Plans for a regional distribution centre at Hickstead that would create a ‘huge lighthouse seen for miles’ were refused by the council today (Thursday November 26).
The development, on land to the east of the A23, has been put forward as a way of providing a new home for pet supply retailer Pets Corner, currently based in Crawley, and new office space for other companies looking to relocate.
But Mid Sussex District Council planning officers described it as a ‘speculative application’ and they had spoken to Pets Corner who had said the proposed buildings were ‘not the type of facility they were looking for’.
The council’s District Planning Committee unanimously rejected the planning application on the grounds of harm to an area of countryside and the impact on nearby residential properties.
Edward Matthews (Con, Copthorne and Worth) said: “In landscape terms I think it’s the worst possible site of any development I have ever seen. It would be a huge lighthouse at the top there seen for miles.
“It’s in the wrong place.”
Annie Hirst, chair of Twineham Parish Council, argued that the development would have a detrimental impact on the character of the area and would have a ‘severe’ impact on the highways network, especially the A2300.
A regional distribution centre was not in the parish’s neighbourhood plan and was not considered sustainable development, she added.
But Andrew Ransome, of Plainview Planning, described it as an ‘opportunity to deliver an exciting commercial project’ that would provide ‘extraordinary’ economic benefits.
Phillip Coote (Con, Crawley Down and Turners Hill) disagreed with the word ‘exciting’ to describe the development, and instead called it a ‘60-foot high crinkly shed visible from about ten miles away’.
Although West Sussex County Council as highways authority had raised no objection Mr Coote described the roads in the vicinity as ‘impossible’.

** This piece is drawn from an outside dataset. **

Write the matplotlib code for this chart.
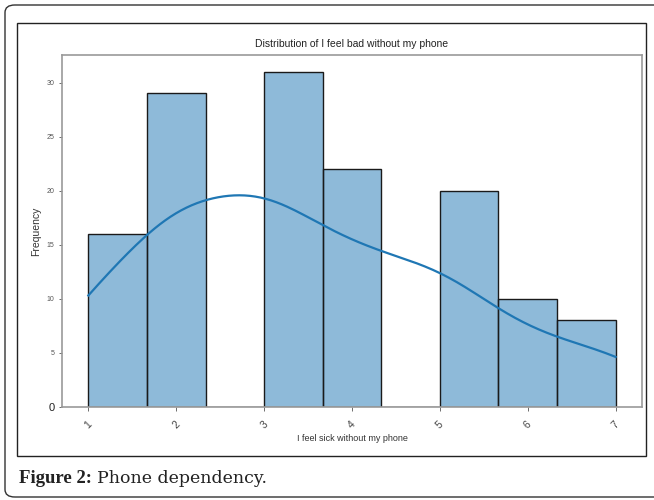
import numpy as np
import matplotlib
matplotlib.use('Agg')
import matplotlib.pyplot as plt
from matplotlib.patches import FancyBboxPatch, Rectangle
import seaborn as sns

# Ответы по шкале 1..7 и сколько раз встретились
answers = [1, 2, 3, 4, 5, 6, 7]
counts = [16, 29, 31, 22, 20, 10, 8]
x_ticks = [1, 2, 3, 4, 5, 6, 7]

values = np.repeat(answers, counts)

fig = plt.figure(figsize=(6.54, 5), dpi=100)
plt.rcParams['font.family'] = ['Liberation Sans', 'DejaVu Sans']

# Рамки вокруг картинки
W, H = 654, 500
outer = FancyBboxPatch((5 / W, 3 / H), 700 / W, 492 / H,
                       boxstyle='round,pad=0,rounding_size=0.015',
                       transform=fig.transFigure, fill=False,
                       edgecolor='#333333', linewidth=1.0)
fig.patches.append(outer)
inner = Rectangle((17 / W, 1 - 456 / H), (646 - 17) / W, (456 - 23) / H,
                  transform=fig.transFigure, fill=False,
                  edgecolor='#222222', linewidth=1.0)
fig.patches.append(inner)

ax = fig.add_axes([62 / W, 1 - 407 / H, (642 - 62) / W, (407 - 55) / H])
sns.histplot(values, bins=9, kde=True, ax=ax, color='#1f77b4',
             edgecolor='#1a1a1a', linewidth=1.0, alpha=0.5,
             line_kws={'linewidth': 1.6})

ax.set_xlim(0.7, 7.3)
ax.set_ylim(0, 32.55)
ax.set_xticks(x_ticks)
ax.set_xticklabels([str(t) for t in x_ticks], rotation=45, fontsize=7.5, color='#444444')
ax.set_yticks([0, 5, 10, 15, 20, 25, 30])
ax.tick_params(axis='y', labelsize=5, colors='#555555', length=2, width=0.6)
ax.tick_params(axis='x', length=3, width=0.6, colors='#555555', pad=6)
for lbl in ax.get_xticklabels():
    lbl.set_color('#444444')
ax.get_yticklabels()[0].set_fontsize(8)
ax.get_yticklabels()[0].set_color('#222222')
for s in ax.spines.values():
    s.set_color('#999999')
    s.set_linewidth(1.2)

ax.set_title('Distribution of I feel bad without my phone', fontsize=7.5, color='#222222', pad=6)
ax.set_xlabel('I feel sick without my phone', fontsize=6.5, color='#333333', labelpad=2)
ax.set_ylabel('Frequency', fontsize=7.5, color='#333333', labelpad=4)

# Подпись к рисунку
t1 = fig.text(19 / W, 1 - 483 / H, 'Figure 2:', fontsize=13.5, fontweight='bold',
              family='Liberation Serif', va='baseline', color='#222222')
fig.canvas.draw()
bb = t1.get_window_extent()
fig.text((bb.x1 + 5) / W, 1 - 483 / H, 'Phone dependency.', fontsize=12.5,
         family='DejaVu Serif', va='baseline', color='#222222')

fig.savefig('out.png', dpi=100)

Meanwhile Peter Martin (Con, Hassocks) said the meeting had provided him with the ‘best entertainment I have had this year’, and added: “It’s in the wrong place, it’s the wrong building, and it’s the wrong time.”
He also described the A272-A23 junction as ‘bad at the best of times’, and felt that by adding a new regional distribution centre they would be ‘asking for trouble’.
Officers explained that the land was earmarked as a new home for the relocated agricultural market in the early 1990s, which was moved when Sainsbury’s came to Haywards Heath.
While the new access north of the service station was completed the market never relocated there.
They said that although it was an outline application, the maximum building height could be 18 metres high and the proposed structures would be ‘very sizeable and bulky’.
Several councillors suggested there were other more suitable sites allocated for employment space in Mid Sussex.